Rows from a dataset
= = = =

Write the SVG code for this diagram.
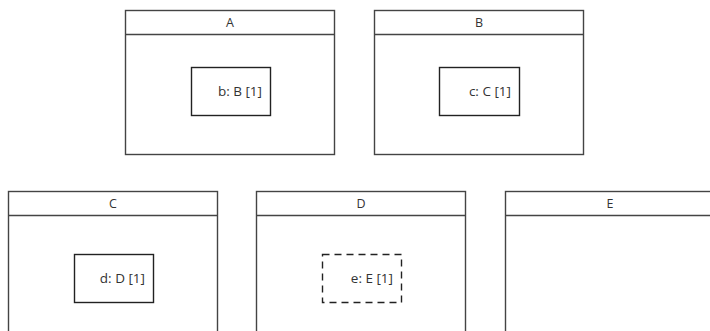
<svg xmlns="http://www.w3.org/2000/svg" width="710" height="331" viewBox="0 0 710 331">
<style>
.frame{fill:#fff;stroke:#444;stroke-width:1.4}
.inner{fill:#fff;stroke:#222;stroke-width:1.4}
.dash{fill:#fff;stroke:#222;stroke-width:1.4;stroke-dasharray:7,5}
text{font-family:"Open Sans","Liberation Sans",sans-serif;font-size:13.5px;fill:#333}
.h{text-anchor:middle;font-size:12.5px}
.l{text-anchor:end}
</style>
<rect width="710" height="331" fill="#fff"/>
<g id="A">
<rect class="frame" x="125.5" y="10.5" width="209" height="144"/>
<line class="frame" x1="125.5" y1="34.5" x2="334.5" y2="34.5"/>
<text class="h" x="230" y="27">A</text>
<g id="A_b">
<rect class="inner" x="191.5" y="67.5" width="79" height="48"/>
<text class="l" x="262" y="96">b: B [1]</text>
</g>
</g>
<g id="B">
<rect class="frame" x="374.5" y="10.5" width="209" height="144"/>
<line class="frame" x1="374.5" y1="34.5" x2="583.5" y2="34.5"/>
<text class="h" x="479" y="27">B</text>
<g id="B_c">
<rect class="inner" x="439.5" y="67.5" width="80" height="48"/>
<text class="l" x="511" y="96">c: C [1]</text>
</g>
</g>
<g id="C">
<rect class="frame" x="8.5" y="191.5" width="209" height="150"/>
<line class="frame" x1="8.5" y1="215.5" x2="217.5" y2="215.5"/>
<text class="h" x="113" y="208">C</text>
<g id="C_d">
<rect class="inner" x="74.5" y="254.5" width="79" height="48"/>
<text class="l" x="145" y="283">d: D [1]</text>
</g>
</g>
<g id="D">
<rect class="frame" x="256.5" y="191.5" width="209" height="150"/>
<line class="frame" x1="256.5" y1="215.5" x2="465.5" y2="215.5"/>
<text class="h" x="361" y="208">D</text>
<g id="D_e">
<rect class="dash" x="322.5" y="254.5" width="79" height="48"/>
<text class="l" x="393" y="283">e: E [1]</text>
</g>
</g>
<g id="E">
<rect class="frame" x="505.5" y="191.5" width="209" height="150"/>
<line class="frame" x1="505.5" y1="215.5" x2="714.5" y2="215.5"/>
<text class="h" x="610" y="208">E</text>
</g>
<g id="connectors"/>
</svg>
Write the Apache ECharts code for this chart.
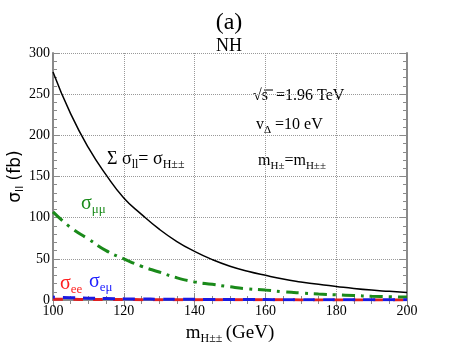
<!DOCTYPE html>
<html>
<head>
<meta charset="utf-8">
<script src="https://cdn.jsdelivr.net/npm/echarts@6/dist/echarts.min.js"></script>
<style>
  html, body { margin: 0; padding: 0; background: #fff; }
  #chart { width: 458px; height: 354px; }
</style>
</head>
<body>
<div id="chart"></div>
<script>
// m_H++ (GeV)
const massGeV = [100, 105, 110, 115, 120, 125, 130, 135, 140, 145, 150,
                 155, 160, 165, 170, 175, 180, 185, 190, 195, 200];
// sum sigma_ll = sigma_H++ (fb)
const sigmaTotal = [277, 226, 185, 152, 124, 104, 86, 71, 59, 49, 41,
                    35, 30, 25.5, 22, 19, 16.5, 14, 12, 10.5, 9];
// sigma_mumu (fb)
const sigmaMuMu = [107, 88, 74, 60, 50, 41, 34, 27, 22, 19, 16,
                   13.5, 12, 10, 8.5, 7.3, 6.3, 5.4, 4.6, 4, 3.5];
// sigma_emu (fb)
const sigmaEMu = [3.5, 2.8, 2.2, 1.8, 1.4, 1.2, 1.0, 0.9, 0.8, 0.7, 0.6,
                  0.5, 0.5, 0.4, 0.4, 0.35, 0.3, 0.3, 0.25, 0.25, 0.2];
// sigma_ee (fb)
const sigmaEE = [1.0, 0.8, 0.7, 0.6, 0.5, 0.45, 0.4, 0.35, 0.3, 0.3, 0.25,
                 0.2, 0.2, 0.2, 0.15, 0.15, 0.15, 0.1, 0.1, 0.1, 0.1];

const pairs = (ys) => massGeV.map((x, i) => [x, ys[i]]);

const serif = '"Liberation Serif", "DejaVu Serif", serif';
const axisGray = '#8a8a8a';

let myChart = echarts.init(document.getElementById("chart"));

const xCommon = {
  type: "value", min: 100, max: 200, interval: 20,
  axisLine: { show: true, lineStyle: { color: axisGray, width: 2 } },
  axisTick: { show: true, inside: true, length: 7, lineStyle: { color: axisGray, width: 1 } },
  minorTick: { show: true, splitNumber: 4, length: 4, lineStyle: { color: axisGray, width: 1 } }
};
const yCommon = {
  type: "value", min: 0, max: 300, interval: 50,
  axisLine: { show: true, lineStyle: { color: axisGray, width: 2 } },
  axisTick: { show: true, inside: true, length: 7, lineStyle: { color: axisGray, width: 1 } },
  minorTick: { show: true, splitNumber: 5, length: 4, lineStyle: { color: axisGray, width: 1 } }
};

// 下标文字样式
const sub = (size, color, drop) => ({ fontFamily: serif, fontSize: size, fill: color, padding: [drop, 0, 0, 0] });
const main = (size, color) => ({ fontFamily: serif, fontSize: size, fill: color });

myChart.setOption({
  animation: false,
  backgroundColor: "#fff",
  grid: { left: 53, right: 51, top: 53, bottom: 54, containLabel: false, outerBoundsMode: "none" },
  title: [
    { text: "(a)", left: "center", top: 6, textStyle: { fontFamily: serif, fontSize: 24, fontWeight: "normal", color: "#000" } },
    { text: "NH", left: "center", top: 32, textStyle: { fontFamily: serif, fontSize: 18, fontWeight: "normal", color: "#000" } }
  ],
  xAxis: [
    Object.assign({}, xCommon, {
      position: "bottom",
      axisLabel: { fontFamily: serif, fontSize: 14, color: "#000", margin: 4 },
      splitLine: { show: true, lineStyle: { color: "#999", type: "dotted", width: 1 } },
      name: "{m|m}{s|H±±} {m|(GeV)}",
      nameLocation: "middle",
      nameGap: 21,
      nameMoveOverlap: false,
      nameTextStyle: {
        rich: {
          m: { fontFamily: serif, fontSize: 19, color: "#000" },
          s: { fontFamily: serif, fontSize: 12, color: "#000", padding: [12, 0, 0, 0] }
        }
      }
    }),
    Object.assign({}, xCommon, {
      position: "top",
      axisLabel: { show: false },
      splitLine: { show: false }
    })
  ],
  yAxis: [
    Object.assign({}, yCommon, {
      position: "left",
      axisLabel: { fontFamily: serif, fontSize: 14, color: "#000", margin: 3 },
      splitLine: { show: true, lineStyle: { color: "#999", type: "dotted", width: 1 } },
      name: "{m|σ}{s|ll}{m| (fb)}",
      nameLocation: "middle",
      nameRotate: 90,
      nameGap: 27,
      nameMoveOverlap: false,
      nameTextStyle: {
        rich: {
          m: { fontFamily: '"DejaVu Sans", sans-serif', fontSize: 17, color: "#000" },
          s: { fontFamily: '"DejaVu Sans", sans-serif', fontSize: 11, color: "#000", padding: [10, 0, 0, 0] }
        }
      }
    }),
    Object.assign({}, yCommon, {
      position: "right",
      axisLabel: { show: false },
      splitLine: { show: false }
    })
  ],
  series: [
    {
      name: "total", type: "line", data: pairs(sigmaTotal),
      smooth: true, showSymbol: false, symbol: "none",
      lineStyle: { color: "#000", width: 1.5 }, z: 5
    },
    {
      name: "mumu", type: "line", data: pairs(sigmaMuMu),
      smooth: true, showSymbol: false, symbol: "none",
      lineStyle: { color: "#1a8a1a", width: 3, type: [13, 6, 3, 6] }, z: 4
    },
    {
      name: "ee", type: "line", data: pairs(sigmaEE),
      smooth: true, showSymbol: false, symbol: "none",
      lineStyle: { color: "#e02020", width: 3, type: [10, 10] }, z: 3
    },
    {
      name: "emu", type: "line", data: pairs(sigmaEMu),
      smooth: true, showSymbol: false, symbol: "none",
      lineStyle: { color: "#1a1ae0", width: 3, type: [12, 8], dashOffset: 10 }, z: 4
    }
  ],
  graphic: [
    {
      type: "text", left: 107, top: 150,
      style: {
        text: "{m|Σ σ}{s|ll}{m|= σ}{s|H±±}",
        rich: { m: main(18, "#000"), s: sub(12, "#000", 11) }
      }
    },
    {
      type: "text", left: 253, top: 88,
      style: {
        text: "{m|√s  =1.96 TeV}",
        rich: { m: main(16, "#000") }
      }
    },
    {
      type: "line", shape: { x1: 264, y1: 90, x2: 273, y2: 90 },
      style: { stroke: "#000", lineWidth: 1 }
    },
    {
      type: "text", left: 256, top: 117,
      style: {
        text: "{m|v}{s|Δ}{m| =10 eV}",
        rich: { m: main(16, "#000"), s: sub(11, "#000", 11) }
      }
    },
    {
      type: "text", left: 258, top: 153,
      style: {
        text: "{m|m}{s|H±}{m|=m}{s|H±±}",
        rich: { m: main(16, "#000"), s: sub(11, "#000", 11) }
      }
    },
    {
      type: "text", left: 81, top: 194,
      style: {
        text: "{m|σ}{s|μμ}",
        rich: { m: main(20, "#1a8a1a"), s: sub(13, "#1a8a1a", 12) }
      }
    },
    {
      type: "text", left: 60, top: 274,
      style: {
        text: "{m|σ}{s|ee}",
        rich: { m: main(20, "#ff2020"), s: sub(13, "#ff2020", 12) }
      }
    },
    {
      type: "text", left: 89, top: 272,
      style: {
        text: "{m|σ}{s|eμ}",
        rich: { m: main(20, "#2020ff"), s: sub(13, "#2020ff", 12) }
      }
    }
  ]
});
</script>
</body>
</html>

= = = =

What you are asked to do
Copy only what runs above from the line containing "Write the Apache ECharts code for this chart." through the line containing "const main = (size, color)", exactly. Leave out the pictures.

Reply to the exercise
Write the Apache ECharts code for this chart.
<!DOCTYPE html>
<html>
<head>
<meta charset="utf-8">
<script src="https://cdn.jsdelivr.net/npm/echarts@6/dist/echarts.min.js"></script>
<style>
  html, body { margin: 0; padding: 0; background: #fff; }
  #chart { width: 458px; height: 354px; }
</style>
</head>
<body>
<div id="chart"></div>
<script>
// m_H++ (GeV)
const massGeV = [100, 105, 110, 115, 120, 125, 130, 135, 140, 145, 150,
                 155, 160, 165, 170, 175, 180, 185, 190, 195, 200];
// sum sigma_ll = sigma_H++ (fb)
const sigmaTotal = [277, 226, 185, 152, 124, 104, 86, 71, 59, 49, 41,
                    35, 30, 25.5, 22, 19, 16.5, 14, 12, 10.5, 9];
// sigma_mumu (fb)
const sigmaMuMu = [107, 88, 74, 60, 50, 41, 34, 27, 22, 19, 16,
                   13.5, 12, 10, 8.5, 7.3, 6.3, 5.4, 4.6, 4, 3.5];
// sigma_emu (fb)
const sigmaEMu = [3.5, 2.8, 2.2, 1.8, 1.4, 1.2, 1.0, 0.9, 0.8, 0.7, 0.6,
                  0.5, 0.5, 0.4, 0.4, 0.35, 0.3, 0.3, 0.25, 0.25, 0.2];
// sigma_ee (fb)
const sigmaEE = [1.0, 0.8, 0.7, 0.6, 0.5, 0.45, 0.4, 0.35, 0.3, 0.3, 0.25,
                 0.2, 0.2, 0.2, 0.15, 0.15, 0.15, 0.1, 0.1, 0.1, 0.1];

const pairs = (ys) => massGeV.map((x, i) => [x, ys[i]]);

const serif = '"Liberation Serif", "DejaVu Serif", serif';
const axisGray = '#8a8a8a';

let myChart = echarts.init(document.getElementById("chart"));

const xCommon = {
  type: "value", min: 100, max: 200, interval: 20,
  axisLine: { show: true, lineStyle: { color: axisGray, width: 2 } },
  axisTick: { show: true, inside: true, length: 7, lineStyle: { color: axisGray, width: 1 } },
  minorTick: { show: true, splitNumber: 4, length: 4, lineStyle: { color: axisGray, width: 1 } }
};
const yCommon = {
  type: "value", min: 0, max: 300, interval: 50,
  axisLine: { show: true, lineStyle: { color: axisGray, width: 2 } },
  axisTick: { show: true, inside: true, length: 7, lineStyle: { color: axisGray, width: 1 } },
  minorTick: { show: true, splitNumber: 5, length: 4, lineStyle: { color: axisGray, width: 1 } }
};

// 下标文字样式
const sub = (size, color, drop) => ({ fontFamily: serif, fontSize: size, fill: color, padding: [drop, 0, 0, 0] });
const main = (size, color) => ({ fontFamily: serif, fontSize: size, fill: color });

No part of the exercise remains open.